The second-largest holdings? They are in the euro.

Should there be a significant shift away from the dollar to the euro, this would be catastrophic for the U.S. economy. Hyperinflation would be triggered, exacerbated by Trump’s attempts to remove Federal Reserve Chair Jerome Powell and replace him with someone committed to the loose money policy the administration desires in order to “juice” the economy.

Carney’s speech has been covered extensively in the press outside the U.S., which recognizes it for the titanic shift in policy that it is, and the open invitation to Europe to join him in defiance of Trump, consequences be damned. In it, Carney also mapped out what a post–American democracy world order looks like: Canada openly turning its back on the dysfunctional, unreliable, bullying kakistocracy that the U.S. has become and integrating with Europe as both economic powers move on.

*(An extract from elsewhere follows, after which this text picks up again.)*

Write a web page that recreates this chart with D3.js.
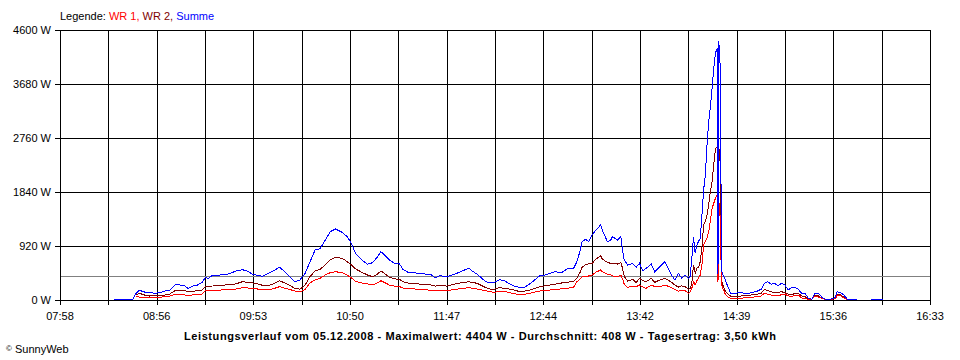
<!DOCTYPE html>
<html><head><meta charset="utf-8">
<script src="https://cdn.jsdelivr.net/npm/d3@7"></script>
<style>
body{margin:0;background:#fff}
svg{display:block}
text{font-family:"Liberation Sans",Arial,sans-serif;font-size:11px}
</style>
</head><body><svg id="c" width="960" height="360"></svg>
<script>
// ---- data ----
const times = ["08:30","08:41","08:43","08:45","08:48","08:51","08:54","08:57","09:00","09:03","09:06","09:09","09:12","09:14","09:16","09:19","09:22","09:24","09:26","09:28","09:33","09:36","09:39","09:42","09:46","09:49","09:52","09:55","09:58","10:01","10:04","10:08","10:11","10:14","10:17","10:20","10:23","10:26","10:29","10:32","10:35","10:38","10:41","10:45","10:48","10:50","10:53","10:56","11:00","11:03","11:06","11:08","11:10","11:13","11:16","11:19","11:21","11:24","11:27","11:30","11:34","11:38","11:40","11:43","11:47","11:52","11:56","12:00","12:02","12:05","12:10","12:13","12:15","12:18","12:21","12:24","12:27","12:30","12:33","12:36","12:39","12:42","12:45","12:48","12:51","12:55","12:58","13:02","13:04","13:06","13:07","13:09","13:11","13:13","13:15","13:18","13:19","13:22","13:24","13:25","13:28","13:30","13:31","13:32","13:34","13:37","13:39","13:41","13:43","13:45","13:48","13:50","13:53","13:56","13:58","14:00","14:02","14:04","14:06","14:08","14:10","14:11","14:12","14:13","14:14","14:15","14:16","14:17","14:18","14:19","14:20","14:21","14:22","14:23","14:24","14:25","14:26","14:27","14:27:30","14:28","14:28:30","14:29","14:29:30","14:30","14:31:30","14:33","14:35","14:38","14:41","14:44","14:47","14:50","14:53","14:55","14:57","14:59","15:01","15:03","15:05","15:07","15:09","15:11","15:13","15:15","15:17","15:19","15:21","15:23","15:25","15:27","15:29","15:31","15:34","15:37","15:38","15:40","15:42","15:44","15:47","15:50","15:51","15:58","16:05"];
const summe = [10,12,114,165,136,136,114,125,153,170,256,256,238,193,233,250,295,380,369,415,426,431,455,494,517,489,438,420,403,449,494,557,482,397,312,341,450,650,852,875,1022,1164,1210,1153,1079,993,795,699,608,636,738,823,767,682,625,613,523,472,466,455,443,426,380,415,397,443,494,540,494,438,312,295,295,345,329,280,232,216,216,273,341,415,426,455,482,466,528,540,653,852,994,1034,994,1108,1181,1278,1193,994,1022,1079,1022,1079,852,682,596,625,557,625,500,540,613,482,567,653,540,426,341,455,369,426,369,400,700,1079,795,937,1000,1051,1450,1874,2130,2641,3039,3300,3600,3950,4204,4289,450,4404,4123,3900,540,455,369,250,114,114,131,102,125,142,182,284,312,267,284,240,284,260,170,210,216,182,114,114,29,12,114,114,46,12,12,46,142,125,85,17,12,12,null,12,12];
const wr2 = [null,null,85,114,85,68,75,68,85,102,159,159,159,142,142,159,170,227,230,238,245,256,265,273,312,300,290,273,250,245,273,329,290,250,199,185,250,400,494,523,596,682,727,710,653,610,530,482,426,397,443,494,455,390,360,352,310,290,280,273,267,255,238,240,238,273,295,312,300,284,210,182,182,210,199,187,170,142,150,170,199,227,240,256,270,290,300,320,369,480,557,600,615,620,690,755,700,640,625,620,613,636,540,400,324,352,295,369,330,312,369,300,341,369,340,300,256,220,240,230,182,200,284,596,455,540,560,653,900,1278,1335,1450,1619,1850,2016,2300,2585,2612,400,2620,2414,2300,369,284,170,110,68,68,68,75,85,95,114,182,160,142,125,130,142,125,100,90,110,114,70,57,12,12,85,70,29,12,12,25,102,90,50,17,null,null,null,null,null];
const wr1 = [null,null,57,50,46,46,46,46,57,68,97,97,85,80,85,95,102,159,159,165,170,175,182,187,210,205,195,187,175,175,190,227,199,180,153,135,180,290,345,369,426,466,482,466,426,385,320,295,273,256,295,329,300,255,235,227,205,195,190,182,175,165,159,159,159,182,195,210,200,187,159,140,125,150,153,125,110,90,95,114,135,153,160,170,178,190,200,215,312,360,397,405,409,426,470,511,480,440,426,410,400,426,360,270,216,238,225,256,220,199,256,230,227,256,235,205,182,150,160,160,114,140,199,312,260,330,380,426,600,937,994,1050,1164,1350,1562,1650,1733,1789,300,1675,1600,1200,300,227,114,60,29,29,29,40,46,55,68,114,100,85,75,68,90,102,70,60,80,85,35,29,12,12,68,50,29,12,12,20,85,70,35,12,null,null,null,null,null];
const yTickValues = [0, 920, 1840, 2760, 3680, 4600];
const xTickLabels = ["07:58","08:56","09:53","10:50","11:47","12:44","13:42","14:39","15:36","16:33"];
const averageW = 408;
const legendParts = [["Legende: ","#000000"],["WR 1, ","#ff0000"],["WR 2, ","#800000"],["Summe","#0000ff"]];
const titleText = "Leistungsverlauf vom 05.12.2008 - Maximalwert: 4404 W - Durchschnitt: 408 W - Tagesertrag: 3,50 kWh";
const copyText = "SunnyWeb";

// ---- chart ----
const toMin = s => { const p = s.split(":").map(Number); return p[0]*60 + p[1] + (p[2]||0)/60; };
const svg = d3.select("#c");
const L = 60, R = 930, T = 30, B = 300;
const x = d3.scaleLinear().domain([toMin(xTickLabels[0]), toMin(xTickLabels[xTickLabels.length-1])]).range([L, R]);
const y = d3.scaleLinear().domain([0, 4600]).range([B, T]);

const nGrid = (xTickLabels.length - 1) * 2;
const gridMins = d3.range(nGrid + 1).map(i => x.domain()[0] + i * (x.domain()[1] - x.domain()[0]) / nGrid);

const g = svg.append("g").attr("shape-rendering", "crispEdges");
g.selectAll(".vg").data(gridMins).join("line")
  .attr("x1", d => Math.round(x(d)) + 0.5).attr("x2", d => Math.round(x(d)) + 0.5)
  .attr("y1", T).attr("y2", B + 5).attr("stroke", "#000");
g.selectAll(".hg").data(yTickValues).join("line")
  .attr("x1", L - 5).attr("x2", R + 1)
  .attr("y1", d => Math.round(y(d)) + 0.5).attr("y2", d => Math.round(y(d)) + 0.5)
  .attr("stroke", "#000");
g.append("line").attr("x1", L + 1).attr("x2", R)
  .attr("y1", Math.round(y(averageW)) + 0.5).attr("y2", Math.round(y(averageW)) + 0.5)
  .attr("stroke", "#808080");

svg.selectAll(".yl").data(yTickValues).join("text")
  .attr("x", 51).attr("y", d => y(d) + 4).attr("text-anchor", "end").attr("fill", "#000")
  .text(d => d + " W");
svg.selectAll(".xl").data(xTickLabels).join("text")
  .attr("x", (d, i) => x(gridMins[i * 2])).attr("y", 320).attr("text-anchor", "middle").attr("fill", "#000")
  .text(d => d);

const tm = times.map(toMin);
const series = [[wr2, "#800000"], [wr1, "#ff0000"], [summe, "#0000ff"]];
const line = d3.line().defined(d => d[1] != null).x(d => x(d[0])).y(d => y(d[1]));
series.forEach(([vals, col]) => {
  svg.append("path").datum(tm.map((t, i) => [t, vals[i]]))
    .attr("d", line).attr("fill", "none").attr("stroke", col).attr("stroke-width", 1)
    .attr("shape-rendering", "crispEdges");
});

const lg = svg.append("text").attr("x", 60).attr("y", 20);
legendParts.forEach(([t, c]) => lg.append("tspan").attr("fill", c).text(t));

svg.append("text").attr("x", 480).attr("y", 340).attr("text-anchor", "middle")
  .attr("font-weight", "bold").attr("font-size", "12px").attr("fill", "#000")
  .attr("textLength", 592).attr("lengthAdjust", "spacing").text(titleText);
const cp = svg.append("text").attr("x", 6).attr("y", 353).attr("fill", "#000");
cp.append("tspan").attr("font-size", "8px").attr("dy", "-2").text("\u00A9");
cp.append("tspan").attr("dy", "2").text(" " + copyText);
</script>
</body></html>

In 1938, the strongest nation opposed to Hitler accepted a disgraceful surrender to a bullying monster. When history is written, I believe this may be remembered as the anti-Chamberlain moment: a leader of a (relatively) powerless nation throwing down the gauntlet and proposing to the democracies of the world that they band together as a unified front against a juvenile, narcissistic would-be hegemon who has never been effectively stood up to in his pampered life. It takes a great deal of courage to say “Slava Ukraini” to the man with a gun pointed at you. Mark Carney looked at Trump and his threats, and essentially said, “True North strong and free,” daring him to do his worst, knowing that Trump likely isn’t joking about pulling an Anschluss on Canada.

The U.S. is likely to learn a hard lesson economically about what happens when the world no longer revolves around it and the dollar. It is also about to learn what it means to be an international pariah, as former allies walk away and wash their hands of the entire sordid American mess.